When the University of Rhode Island dedicated the Niles Farmstead Cemetery in May, it added a page in Rhode Island history books that has long been missing.

During the 1700s, Rhode Island was involved in slave trade between Africa, the West Indies, and the southern states. It has been known that some Rhode Islanders also lived on plantations and held enslaved persons. The cemetery offers physical evidence.

Between 1729 and 1731, Nathaniel Niles acquired 350 acres in Kingston where he established a farm. It became one of the southern Rhode Island farms whose operations included enslaved labor of both African American and Native American persons. The farm operated until 1783.

A century passed and the Niles Farm faded from memory. The state purchased the land in 1888, which became part of the University of Rhode Island.

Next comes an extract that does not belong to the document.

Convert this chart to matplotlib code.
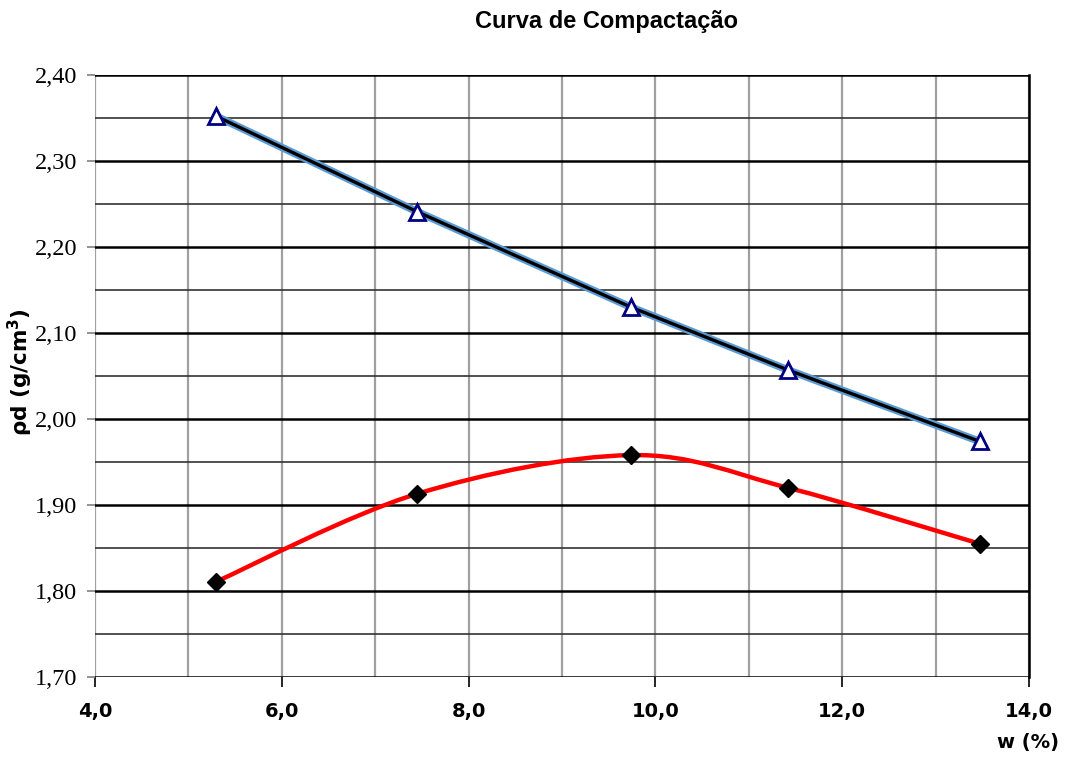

In 1999, engineers wanted to sink soil test holes on the corner of URI’s football field to prepare for construction of the Convocation Center. To do that, a 1992 law required the university to call in archaeologists. Soil at the site suggested 40 graves, separated by a fence. While there is definitive evidence that the cemetery was owned by Silas Niles, a livestock farmer who owned several plantations and a number of slaves throughout Rhode Island, there is no definitive evidence giving the identity of the specific persons buried there.

The cemetery’s fence probably separated the graves of slaves from the Niles family, the archaeologists said.

Recognizing the site’s historic value and to honor the deceased, the University decided to preserve the site. Architects designing the Convocation Center revised their plans and relocated the center’s footprint by seven yards to accommodate the cemetery.

The University has since built a gray fieldstone wall to enclose the 1/4-acre site. The fieldstones come from old farm walls that were on the University campus. A wooden gate, facing the south plaza, completes the enclosure. A nearby plaque will inform visitors of the cemetery’s historic significance in Rhode Island.